I’m grooving to an album slated to hit the real and virtual racks this coming Friday. It’s country and rock, plaintive and powerful, with harmony-laden songs that long, at least in part, for the idealized innocence most everyone remembers themselves having when young. There’s more to it than that, of course, but for the moment it’s a supple soundtrack for the stretch of hours that run from late night to early morn, aka the time when deep thoughts abound.

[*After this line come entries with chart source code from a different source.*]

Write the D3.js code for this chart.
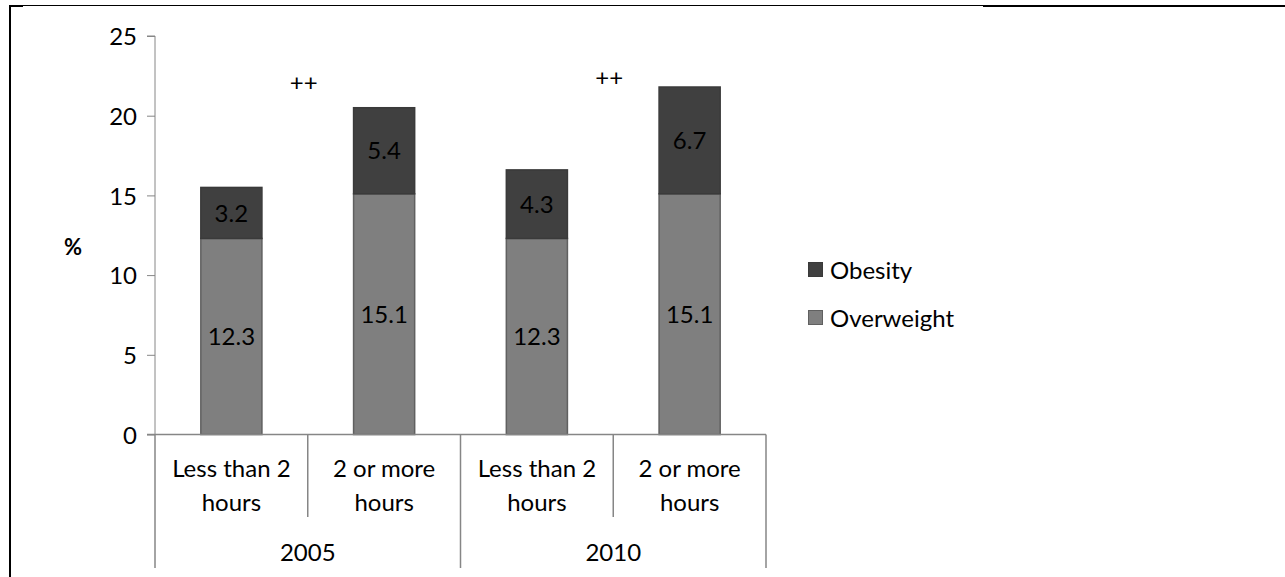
<!DOCTYPE html>
<html>
<head>
<meta charset="utf-8">
<script src="https://cdn.jsdelivr.net/npm/d3@7"></script>
<style>
  html, body { margin: 0; padding: 0; background: #fff; }
  svg { display: block; }
  text { font-family: Lato, "Open Sans", sans-serif; fill: #000; }
</style>
</head>
<body>
<svg id="chart" width="1285" height="577"></svg>
<script>
// Share of children overweight / obese by daily screen time
const years = ["2005", "2010"];
const screenTime = ["Less than 2 hours", "2 or more hours"];
const categories = ["2005|Less than 2 hours", "2005|2 or more hours", "2010|Less than 2 hours", "2010|2 or more hours"];
const overweight = [12.3, 15.1, 12.3, 15.1];
const obesity = [3.2, 5.4, 4.3, 6.7];
const seriesNames = ["Obesity", "Overweight"];
const yTicks = [0, 5, 10, 15, 20, 25];
// significance markers, placed between the two screen-time bars of each year
const marks = [{ year: "2005", text: "++" }, { year: "2010", text: "++" }];

const colors = { Overweight: "#7f7f7f", Obesity: "#404040" };
const strokes = { Overweight: "#606060", Obesity: "#3a3a3a" };
const axisColor = "#868686";
const fs = 24;

const svg = d3.select("#chart");

// outer frame fragments
svg.append("line").attr("x1", 10).attr("x2", 10).attr("y1", 5).attr("y2", 577)
  .attr("stroke", "#000").attr("stroke-width", 2);
svg.append("line").attr("x1", 9).attr("x2", 983).attr("y1", 5.5).attr("y2", 5.5)
  .attr("stroke", "#000").attr("stroke-width", 1);
svg.append("line").attr("x1", 9).attr("x2", 23).attr("y1", 6).attr("y2", 6)
  .attr("stroke", "#000").attr("stroke-width", 2);
svg.append("line").attr("x1", 983).attr("x2", 1285).attr("y1", 6).attr("y2", 6)
  .attr("stroke", "#000").attr("stroke-width", 2);

const x0 = 155, x1 = 766;
const y = d3.scaleLinear().domain([0, 25]).range([434.5, 36]);
const x = d3.scaleBand().domain(categories).range([x0, x1]).paddingInner(0).paddingOuter(0);
const step = x.bandwidth();
const barW = step / 2.5;

// y axis
const yAxis = d3.axisLeft(y).tickValues(yTicks).tickSize(8).tickPadding(10).tickFormat(d3.format("d"));
const gy = svg.append("g").attr("transform", `translate(${x0},0)`).call(yAxis);
gy.select(".domain").attr("stroke", axisColor).attr("d", `M-8,${y(25)}H0V${y(0)}`);
gy.selectAll(".tick line").attr("stroke", axisColor);
gy.selectAll(".tick text").attr("font-size", fs).attr("font-family", "Lato").attr("fill", "#000")
  .attr("dy", "0.36em");

// axis title
svg.append("text").attr("x", 73).attr("y", 247).attr("dy", "0.36em").attr("text-anchor", "middle")
  .attr("font-size", fs - 2).attr("font-weight", "bold").text("%");

// stacked bars
const rows = categories.map((c, i) => ({ cat: c, Overweight: overweight[i], Obesity: obesity[i] }));
const stack = d3.stack().keys(["Overweight", "Obesity"])(rows);
const gBars = svg.append("g");
stack.forEach(layer => {
  const key = layer.key;
  layer.forEach((d, i) => {
    const cx = x(categories[i]) + step / 2;
    gBars.append("rect")
      .attr("x", cx - barW / 2).attr("width", barW)
      .attr("y", y(d[1])).attr("height", y(d[0]) - y(d[1]))
      .attr("fill", colors[key]).attr("stroke", strokes[key]).attr("stroke-width", 1.5);
    gBars.append("text")
      .attr("x", cx).attr("y", (y(d[0]) + y(d[1])) / 2).attr("dy", "0.36em")
      .attr("text-anchor", "middle").attr("font-size", fs)
      .text(d3.format(".1f")(d.data[key]));
  });
});

// horizontal category axis with two label levels
const gx = svg.append("g");
gx.append("line").attr("x1", x0 - 8).attr("x2", x1).attr("y1", y(0)).attr("y2", y(0))
  .attr("stroke", axisColor).attr("stroke-width", 1.5);
categories.forEach((c, i) => {
  const left = x(c);
  const isGroupEdge = i % 2 === 0;
  gx.append("line").attr("x1", left).attr("x2", left).attr("y1", y(0)).attr("y2", isGroupEdge ? 568 : 517)
    .attr("stroke", axisColor).attr("stroke-width", 1.5);
  const label = c.split("|")[1];
  const lines = label === screenTime[0] ? ["Less than 2", "hours"] : ["2 or more", "hours"];
  lines.forEach((t, k) => {
    gx.append("text").attr("x", left + step / 2).attr("y", 468 + k * 34).attr("dy", "0.36em")
      .attr("text-anchor", "middle").attr("font-size", fs).text(t);
  });
});
gx.append("line").attr("x1", x1).attr("x2", x1).attr("y1", y(0)).attr("y2", 568)
  .attr("stroke", axisColor).attr("stroke-width", 1.5);
years.forEach((yr, j) => {
  const cx = x0 + step * (2 * j + 1);
  gx.append("text").attr("x", cx).attr("y", 552).attr("dy", "0.36em")
    .attr("text-anchor", "middle").attr("font-size", fs).text(yr);
});

// significance markers
const markY = { "2005": 82, "2010": 77 };
marks.forEach((m, j) => {
  const cx = x0 + step * (2 * j + 1) - 4;
  svg.append("text").attr("x", cx).attr("y", markY[m.year]).attr("dy", "0.36em")
    .attr("text-anchor", "middle").attr("font-size", fs).text(m.text);
});

// legend
const gl = svg.append("g");
seriesNames.forEach((s, i) => {
  const cy = 270 + i * 48;
  gl.append("rect").attr("x", 808.5).attr("y", cy - 7.5).attr("width", 14).attr("height", 14)
    .attr("fill", colors[s]).attr("stroke", strokes[s]).attr("stroke-width", 1);
  gl.append("text").attr("x", 830).attr("y", cy).attr("dy", "0.36em").attr("font-size", fs).text(s);
});
</script>
</body>
</html>
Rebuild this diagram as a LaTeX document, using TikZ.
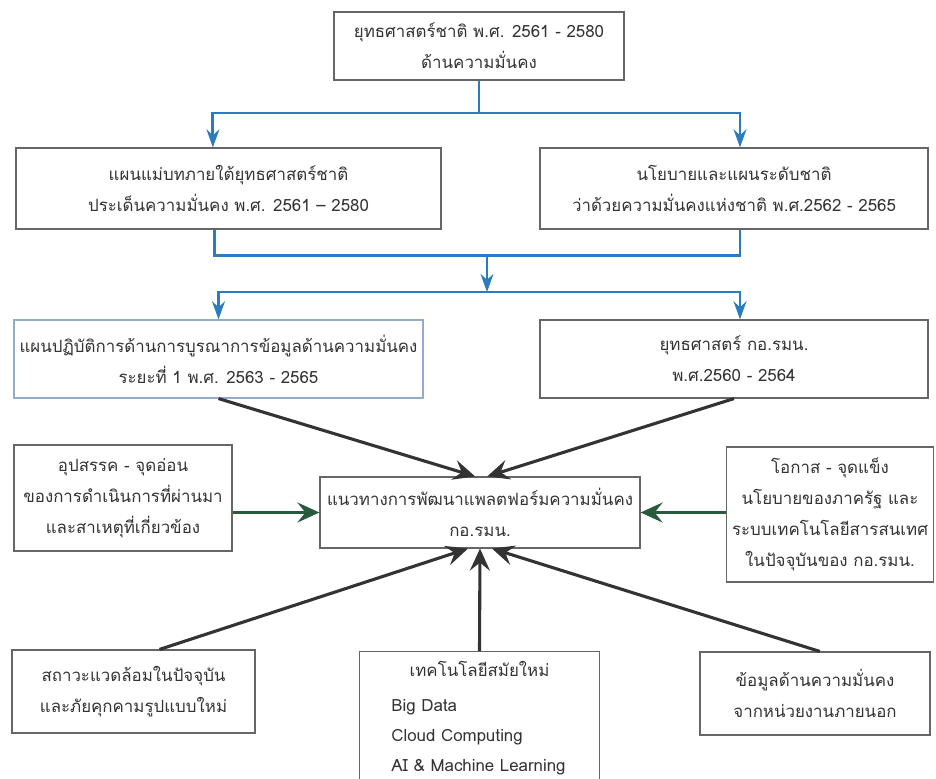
\documentclass[tikz,border=0pt]{standalone}
\usepackage{fontspec}
\newfontfamily\thaifont[Script=Thai]{Loma}
\usetikzlibrary{arrows.meta}

\tikzset{
  box/.style={draw=gray!80!black,line width=.8pt,fill=white,align=center,inner sep=4pt,
    font={\thaifont\fontsize{12}{22}\selectfont},text=black!80},
  flow/.style={draw={rgb,255:red,42;green,123;blue,191},line width=2pt},
  flowtip/.style={flow,-{Stealth[length=4.5mm,width=3.2mm]}},
  push/.style={draw=black!80,line width=2.2pt,-{Stealth[length=5.5mm,width=5mm,inset=2mm]}},
  sidepush/.style={draw={rgb,255:red,40;green,90;blue,62},line width=2.2pt,-{Stealth[length=5.5mm,width=5mm,inset=2mm]}}
}

\begin{document}
\begin{tikzpicture}[x=0.025cm,y=-0.025cm]
\useasboundingbox[fill=white] (0,0) rectangle (936,778);
\node[box,minimum width=7.25cm,minimum height=1.7cm] (strategy) at (479,46) {ยุทธศาสตร์ชาติ พ.ศ. 2561 - 2580\\ด้านความมั่นคง};
\node[box,minimum width=10.625cm,minimum height=2.025cm] (masterplan) at (228.5,188.5) {แผนแม่บทภายใต้ยุทธศาสตร์ชาติ\\ประเด็นความมั่นคง พ.ศ. 2561 – 2580};
\node[box,minimum width=9.7cm,minimum height=2.025cm] (policy) at (734,188.5) {นโยบายและแผนระดับชาติ\\ว่าด้วยความมั่นคงแห่งชาติ พ.ศ.2562 - 2565};
\node[box,draw={rgb,255:red,150;green,170;blue,205},minimum width=10.075cm,minimum height=1.95cm] (actionplan) at (218.5,359) {แผนปฏิบัติการด้านการบูรณาการข้อมูลด้านความมั่นคง\\ระยะที่ 1 พ.ศ. 2563 - 2565};
\node[box,minimum width=9.7cm,minimum height=1.95cm] (nscstrategy) at (734,359) {ยุทธศาสตร์ กอ.รมน.\\พ.ศ.2560 - 2564};
\node[box,minimum width=8cm,minimum height=1.775cm] (platform) at (480,512.5) {แนวทางการพัฒนาแพลตฟอร์มความมั่นคง\\กอ.รมน.};
\node[box,minimum width=5.45cm,minimum height=2.65cm] (weakness) at (123,498) {อุปสรรค - จุดอ่อน\\ของการดำเนินการที่ผ่านมา\\และสาเหตุที่เกี่ยวข้อง};
\node[box,minimum width=5cm,minimum height=3.375cm] (strength) at (830,514.5) {โอกาส - จุดแข็ง\\นโยบายของภาครัฐ และ\\ระบบเทคโนโลยีสารสนเทศ\\ในปัจจุบันของ กอ.รมน.};
\node[box,minimum width=6.075cm,minimum height=2.075cm] (threat) at (133.5,691.5) {สถาวะแวดล้อมในปัจจุบัน\\และภัยคุกคามรูปแบบใหม่};
\node[box,anchor=north,align=left,text width=5.7cm,minimum height=3.35cm,inner ysep=0pt,
  font={\thaifont\fontsize{12}{21.5}\selectfont}] (tech) at (479.5,651) {\makebox[\linewidth]{เทคโนโลยีสมัยใหม่}\\[3pt]\hspace*{.65cm}Big Data\\\hspace*{.65cm}Cloud Computing\\\hspace*{.65cm}AI \& Machine Learning};
\node[box,minimum width=5.75cm,minimum height=2.075cm] (outside) at (815,693.5) {ข้อมูลด้านความมั่นคง\\จากหน่วยงานภายนอก};

\coordinate (split1) at (479,113);
\coordinate (join2) at (487,255);
\coordinate (split3) at (487,292);
\draw[flow] (strategy.south) -- (split1);
\draw[flowtip] (split1) -| ([xshift=-0.39cm]masterplan.north);
\draw[flowtip] (split1) -| ([xshift=0.15cm]policy.north);
\draw[flow] ([xshift=-0.35cm]masterplan.south) -- ++(0,26) -| ([xshift=0.15cm]policy.south);
\draw[flowtip] (join2) -- (split3);
\draw[flowtip] (split3) -| (actionplan.north);
\draw[flowtip] (split3) -| ([xshift=0.15cm]nscstrategy.north);

\draw[push] (actionplan.south) -- ([xshift=-0.12cm]platform.north);
\draw[push] (nscstrategy.south) -- ([xshift=0.18cm]platform.north);
\draw[push] ([xshift=0.65cm]threat.north) -- ([xshift=-0.3cm]platform.south);
\draw[push] (tech.north) -- (platform.south);
\draw[push] ([xshift=0.12cm]outside.north) -- ([xshift=0.3cm]platform.south);
\draw[sidepush] (weakness.east |- platform.west) -- (platform.west);
\draw[sidepush] (strength.west |- platform.east) -- (platform.east);
\end{tikzpicture}
\end{document}
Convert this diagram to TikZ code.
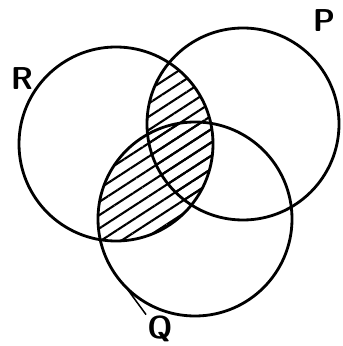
\documentclass[tikz,border=0pt]{standalone}
\usepackage{tikz}
\usetikzlibrary{patterns.meta}
\tikzset{
  ring/.style={draw=black,line width=2.4pt},
  hatch/.style={pattern={Lines[angle=33,distance=9.5pt,line width=1.8pt]},pattern color=black},
  tag/.style={font=\sffamily\bfseries\fontsize{27}{29}\selectfont,inner sep=1pt},
  lead/.style={draw=black,line width=1.3pt},
}
\begin{document}
\begin{tikzpicture}[x=0.03cm,y=-0.03cm]
\useasboundingbox (0,0) rectangle (342,346);
% centres of the three sets
\coordinate (r) at (116,144);
\coordinate (p) at (243,124);
\coordinate (q) at (195,219);
% shaded part: R with (P or Q)
\begin{scope}
  \clip (r) circle[radius=97];
  \fill[hatch] (p) circle[radius=96];
  \fill[hatch] (q) circle[radius=97];
\end{scope}
\draw[ring] (r) circle[radius=97];
\draw[ring] (p) circle[radius=96];
\draw[ring] (q) circle[radius=97];
% labels
\node[tag] (lr) at (22,79) {R};
\node[tag] (lp) at (324,21) {P};
\node[tag] (lq) at (160,329) {Q};
\coordinate (qtip) at (128,290);
\draw[lead] (lq.north west) -- (qtip);
\end{tikzpicture}
\end{document}
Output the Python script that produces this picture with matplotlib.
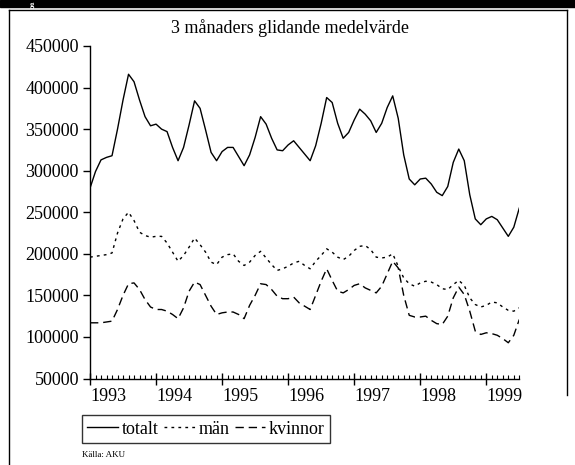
import numpy as np
import matplotlib
matplotlib.use('Agg')
import matplotlib.pyplot as plt
from matplotlib.lines import Line2D
from matplotlib.patches import Rectangle

# Monthly 3-month moving averages, Jan 1993 - Jul 1999
totalt = [279000, 299000, 313000, 316000, 318000, 350000, 385000, 416000, 407000, 385000,
          365000, 354000, 356000, 350000, 347000, 328000, 312000, 328000, 355000, 384000,
          375000, 349000, 322000, 312000, 323000, 328000, 328000, 317000, 306000, 319000,
          340000, 365000, 356000, 339000, 325000, 324000, 331000, 336000, 328000, 320000,
          312000, 330000, 357000, 388000, 382000, 357000, 339000, 346000, 361000, 374000,
          368000, 360000, 346000, 357000, 376000, 390000, 363000, 319000, 290000, 283000,
          290000, 291000, 284000, 274000, 270000, 281000, 310000, 326000, 312000, 271000,
          242000, 235000, 242000, 245000, 241000, 231000, 221000, 232000, 255000]
man = [196000, 197000, 198000, 199000, 201000, 225000, 242000, 250000, 240000, 226000,
       222000, 220000, 221000, 221000, 213000, 202000, 191000, 198000, 208000, 219000,
       211000, 202000, 190000, 187000, 196000, 199000, 200000, 191000, 186000, 190000,
       198000, 203000, 195000, 187000, 180000, 182000, 185000, 189000, 191000, 186000,
       182000, 191000, 198000, 206000, 202000, 196000, 193000, 197000, 204000, 209000,
       210000, 205000, 196000, 195000, 196000, 200000, 185000, 171000, 164000, 161000,
       165000, 167000, 166000, 163000, 158000, 157000, 163000, 168000, 162000, 147000,
       139000, 136000, 138000, 142000, 141000, 136000, 132000, 131000, 135000]
kvinnor = [117000, 117000, 117000, 118000, 119000, 133000, 150000, 164000, 165000, 157000,
           145000, 136000, 133000, 133000, 131000, 127000, 122000, 135000, 155000, 166000,
           163000, 150000, 137000, 127000, 129000, 130000, 130000, 127000, 122000, 138000,
           150000, 164000, 163000, 157000, 149000, 146000, 146000, 148000, 141000, 137000,
           133000, 150000, 167000, 182000, 168000, 155000, 153000, 157000, 162000, 164000,
           159000, 156000, 153000, 161000, 176000, 191000, 183000, 150000, 126000, 124000,
           124000, 125000, 120000, 116000, 115000, 125000, 147000, 160000, 151000, 131000,
           107000, 103000, 105000, 104000, 102000, 98000, 93000, 102000, 121000]
years = [1993, 1994, 1995, 1996, 1997, 1998, 1999]
yticks = [50000, 100000, 150000, 200000, 250000, 300000, 350000, 400000, 450000]

x = years[0] + np.arange(len(totalt)) / 12.0

plt.rcParams['font.family'] = ['Liberation Serif', 'DejaVu Serif']

fig = plt.figure(figsize=(5.75, 4.65), dpi=100)
ax = fig.add_axes([90 / 575, 1 - 378.5 / 465, 429.3 / 575, 332.5 / 465])

ax.plot(x, totalt, color='black', lw=1.0, label='totalt')
ax.plot(x, man, color='black', lw=1.0, dashes=(2, 3), label='män')
ax.plot(x, kvinnor, color='black', lw=1.0, dashes=(6, 3.5), label='kvinnor')

ax.set_xlim(x[0], x[-1])
ax.set_ylim(yticks[0], yticks[-1])
ax.set_yticks(yticks)
ax.set_yticklabels([str(v) for v in yticks])
ax.set_xticks(years)
ax.set_xticklabels([str(y) for y in years])
ax.set_xticks(x, minor=True)
for lab in ax.get_xticklabels():
    lab.set_ha('left')

ax.tick_params(axis='y', direction='out', length=5, width=1, labelsize=13, pad=3)
ax.tick_params(axis='x', which='major', direction='inout', length=8, width=1,
               labelsize=13, pad=3)
ax.tick_params(axis='x', which='minor', direction='in', length=3, width=0.8)
for side in ['top', 'right']:
    ax.spines[side].set_visible(False)
for side in ['left', 'bottom']:
    ax.spines[side].set_linewidth(1.0)

fig.text(290 / 575, 1 - 28 / 465, '3 månaders glidande medelvärde',
         ha='center', va='center', fontsize=13)

# legend box below the axis
leg = fig.legend(loc='lower left', bbox_to_anchor=(82 / 575, 1 - 443 / 465),
                 ncol=3, fontsize=13, frameon=True, fancybox=False,
                 handlelength=1.7, handletextpad=0.2, columnspacing=0.3,
                 borderpad=0.3, borderaxespad=0)
leg.get_frame().set_edgecolor('black')
leg.get_frame().set_linewidth(1.0)

fig.text(82 / 575, 1 - 455 / 465, 'Källa: AKU', ha='left', va='center', fontsize=6.5)

# black header bar and frame around the chart
fig.patches.append(Rectangle((0, 1 - 7 / 465), 1, 7 / 465, transform=fig.transFigure,
                             color='black', zorder=0))
fig.text(30 / 575, 1 - 1 / 465, 'g', color='white', ha='left', va='top',
         fontsize=6, fontweight='bold')
frame = dict(color='black', lw=1.0, transform=fig.transFigure)
fig.lines.append(Line2D([9 / 575, 567 / 575], [1 - 10 / 465, 1 - 10 / 465], **frame))
fig.lines.append(Line2D([9 / 575, 9 / 575], [0, 1 - 10 / 465], **frame))
fig.lines.append(Line2D([567 / 575, 567 / 575], [1 - 395 / 465, 1 - 10 / 465], **frame))

plt.savefig('out.png', dpi=100)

For example, although used interchangeably by most, fate and destiny are not one and the same. Fate is a pre-ordained result; our actions matter not—to borrow a line from a Doris Day song from the 1950s, “Whatever will be, will be.” Destiny, on the other hand, adds a degree of personal responsibility to the equation; in essence, we shape our tomorrows by what we do today. (For those curious, Google’s Gemini AI tool offers a succinct summary of the similarities and differences between the two; click here for that.)
Did all my yesterdays lead me here? Of course. Was it fate? My destiny? A fluke? I assumed, while in college, that I’d write the Great American Novel by the time I turned 30. Granted, such hubris is the domain of the young, but it’s something I clung to until…well, until I didn’t. Life’s demands sometimes force us to downshift our dreams, unfortunately. But was that failure part of some grand unforeseen plan that eventually led to this blog, where I often use reviews of albums and songs as springboards for philosophical musings? Perhaps. Perhaps not. I don’t know. I’ll never know.
One of my favorite poems, “The Idea of Order at Key West” by Wallace Stevens, explores how we project order and reason onto the oft-chaotic world around us. The same rings true of life writ large, I think. We attribute success, failure, love and more to fate, destiny and such things as drive and talent (or lack thereof), while crediting happenstance for the achievements of those we dismiss as hacks—and we all know hacks, be they in business, literature, music or politics. (Incompetence rises to the top, does it not?)
All that said, I do believe—to a degree—in destiny. Our yesterdays and todays do indeed build the stage for our tomorrows. Serendipity, however, is an equal actor in the play that is life. So while we put ourselves in a position to win by purchasing a lottery ticket, it’s left to luck as to whether we hit it big.